Good in Music Literacy


Are you into music? If yes, be a musical literate!
To understand the theoretical principles of music and to communicate between one another as a musician, we need precisely such a form of notation. Similar to our ordinary everyday writing, music is also a language. Some people have to get by with speech alone and don't use the written word. These people are illiterate (in music).

Though you don't have to be able to read to speak. And it is exactly the same with music you don't have to be able to read notes to play music. But just as with writing, many things are much easier if you can also read and write music.

At its very simplest, music is a language just like you’d read aloud from a book. The symbols you’ll see on pages of sheet music have been used for hundreds of years. And they represent the pitch, speed and rhythm of the song they convey, as well as expression and techniques used by a musician to play or sing the piece. Think of the notes as the letters, the measures as the words, the phrases as the sentences and so forth. Learning to read music really does open up a whole new world to explore!

Many people struggle to learn to read and play music, and many give up before they become proficient. Could a better notation system make reading, writing, and playing music more enjoyable and easier to learn? We Say YES!!!


So, anyone that looks into the topic of music in more detail and want to grab the real meaning to any musical sound in the air, or who wants to play in bands/orchestra, where notes are required (e.g. in big band music), sooner or later will have to get to grips with musical notation and become a literate in music.

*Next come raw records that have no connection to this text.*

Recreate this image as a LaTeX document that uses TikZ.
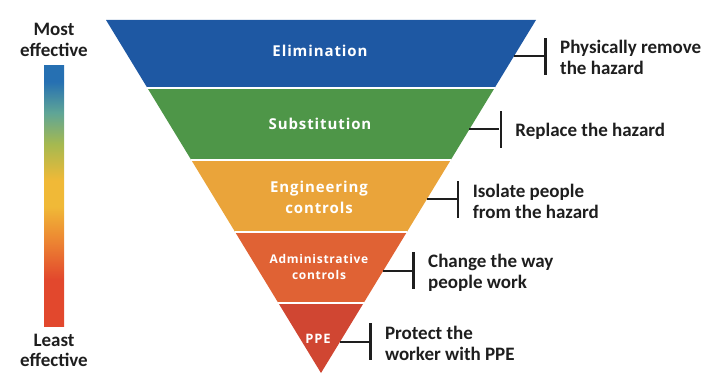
\documentclass[tikz,border=0pt]{standalone}
\usepackage{fontspec}
\setmainfont{Carlito}
\newfontfamily\bandfont[LetterSpace=6]{Open Sans}
\usetikzlibrary{calc,positioning}
\definecolor{elimblue}{RGB}{30,88,163}
\definecolor{subsgreen}{RGB}{78,150,72}
\definecolor{engorange}{RGB}{234,164,58}
\definecolor{adminred}{RGB}{224,98,52}
\definecolor{ppered}{RGB}{208,70,50}
\definecolor{inkgray}{RGB}{30,30,30}
\definecolor{barblue}{RGB}{38,112,178}
\definecolor{barteal}{RGB}{95,165,150}
\definecolor{bargreen}{RGB}{165,185,80}
\definecolor{baryellow}{RGB}{240,185,55}
\definecolor{barorange}{RGB}{236,130,50}
\definecolor{barred}{RGB}{226,72,45}
\pgfdeclareverticalshading{effbar}{100bp}{color(0bp)=(barred); color(34bp)=(barred); color(41bp)=(barorange); color(48bp)=(baryellow); color(53bp)=(baryellow); color(60bp)=(bargreen); color(66bp)=(barteal); color(72bp)=(barblue); color(100bp)=(barblue)}
\def\band[#1](#2:#3){\fill[#1] ($(tl)!#2!(ap)$) -- ($(tr)!#2!(ap)$) -- ($(tr)!#3!(ap)$) -- ($(tl)!#3!(ap)$) -- cycle;}
\def\gap(#1){\draw[white, line width=2.5pt] ($(tl)!#1!(ap)$) -- ($(tr)!#1!(ap)$);}

\begin{document}
\begin{tikzpicture}[x=1pt, y=-1pt,
		tick/.style={line width=2pt, color=inkgray},
		bar/.style={fill=inkgray, minimum width=2.5pt, minimum height=37pt, inner sep=0pt},
		note/.style={font=\bfseries\fontsize{19}{21}\selectfont, color=inkgray, align=left, inner sep=0pt},
		level/.style={font=\bandfont\bfseries\fontsize{15}{21}\selectfont, color=white, align=center, inner sep=0pt}]
		%%%%% START %%%%%
		
		\useasboundingbox (0, 0) rectangle (710, 374);
		
		\coordinate (tl) at (106, 20);
		\coordinate (tr) at (536, 20);
		\coordinate (ap) at (321, 373);
		
		\band[elimblue](0:0.1926)
		\band[subsgreen](0.1926:0.3966)
		\band[engorange](0.3966:0.6006)
		\band[adminred](0.6006:0.8017)
		\band[ppered](0.8017:1)
		
		\gap(0.1926)
		\gap(0.3966)
		\gap(0.6006)
		\gap(0.8017)
		
		\node[level] (elim) at (320, 51) {Elimination};
		\node[level] (subs) at (320, 124) {Substitution};
		\node[level] (eng) at (319, 197) {Engineering\\controls};
		\node[level, font=\bandfont\bfseries\fontsize{12}{16}\selectfont] (admin) at (319, 267) {Administrative\\controls};
		\node[level, font=\bandfont\bfseries\fontsize{13}{17}\selectfont] (ppe) at (318, 339) {PPE};
		
		\coordinate (e1) at ($(tr)!0.102!(ap)$);
		\coordinate (e2) at ($(tr)!0.310!(ap)$);
		\coordinate (e3) at ($(tr)!0.5085!(ap)$);
		\coordinate (e4) at ($(tr)!0.711!(ap)$);
		\coordinate (e5) at ($(tr)!0.912!(ap)$);
		
		\node[bar, right=30pt of e1] (b1) {};
		\node[bar, right=30pt of e2] (b2) {};
		\node[bar, right=30pt of e3] (b3) {};
		\node[bar, right=29pt of e4] (b4) {};
		\node[bar, right=29pt of e5] (b5) {};
		
		\draw[tick] (e1) -- (b1);
		\draw[tick] (e2) -- (b2);
		\draw[tick] (e3) -- (b3);
		\draw[tick] (e4) -- (b4);
		\draw[tick] (e5) -- (b5);
		
		\node[note, right=13pt of b1, yshift=-1.5pt] (n1) {Physically remove\\the hazard};
		\node[note, right=13pt of b2, yshift=-1.5pt] (n2) {Replace the hazard};
		\node[note, right=13pt of b3, yshift=-1.5pt] (n3) {Isolate people\\from the hazard};
		\node[note, right=13pt of b4, yshift=-1.5pt] (n4) {Change the way\\people work};
		\node[note, right=13pt of b5, yshift=-1.5pt] (n5) {Protect the\\worker with PPE};
		
		\shade[shading=effbar] (44, 66) rectangle (64, 326);
		\node[note, align=center] (most) at (54, 40) {Most\\effective};
		\node[note, align=center, font=\bfseries\fontsize{19}{20}\selectfont] (least) at (54, 350) {Least\\effective};
		
		%%%%% END %%%%%
	\end{tikzpicture}
\end{document}
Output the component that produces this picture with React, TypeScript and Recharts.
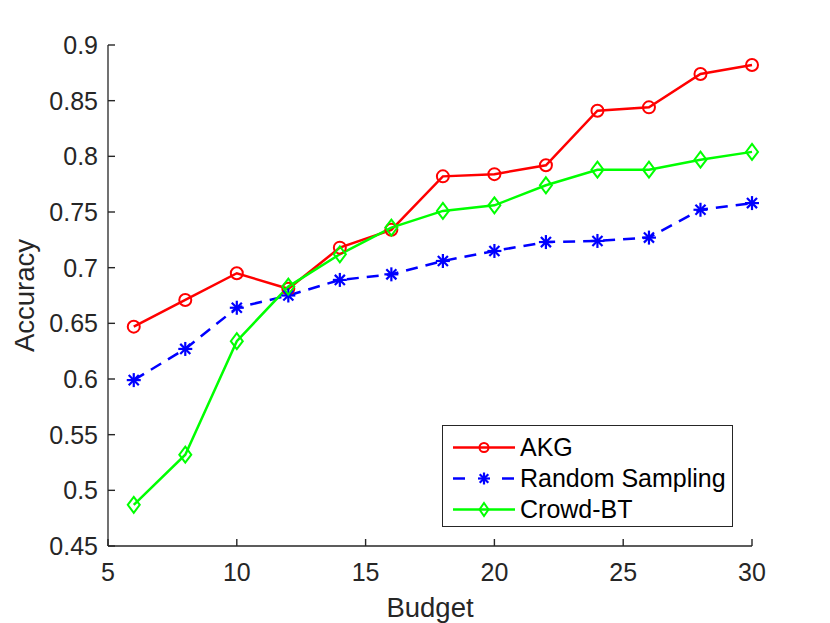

Musical literacy is the ability to identify musical ingredients, follow their progress and make sense of them within the context of a composition. It is more than a simple appreciation of music. It requires the ability to understand how a song will be played and what it will sound like without actually playing it. While not everyone has the skill or determination to become an accomplished musician, there are a number of skills that serve to define a musically literate individual and one of them is the ability to interpret music on paper.


To start with, you have to have the basics knowledge of reading notes on a staff, identifying pitches and understanding rhythms, so that you can take these principles and apply them to the instrument or music of your choice. Also, you have to build the foundational understanding of the structure of music through the study of scales, key signatures, intervals and chords.

Scholar states that a person with music literacy is able to understand and engage with music in a number of different ways, including the creative, responsive and performative artistic processes. He or she is able to perform music in a manner that illustrates careful preparation and reflects an understanding and interpretation of the selection.

Musical literacy involves developing an understanding of music and exploring how it can connect to various audiences and purposes. From there, musicians need to be able to consider what they’ve created and make revisions before they present it to the audience.

Creativity is the one faculty that exemplifies humanity’s distinctive potential. Creativity in music is one branch of that potential.  But it needs an education to flourish –that is the essence of musical literacy.

The questions are....
Are you into music?
Are you a literate?

The good is that if the first answer is YES, the second must also be YES.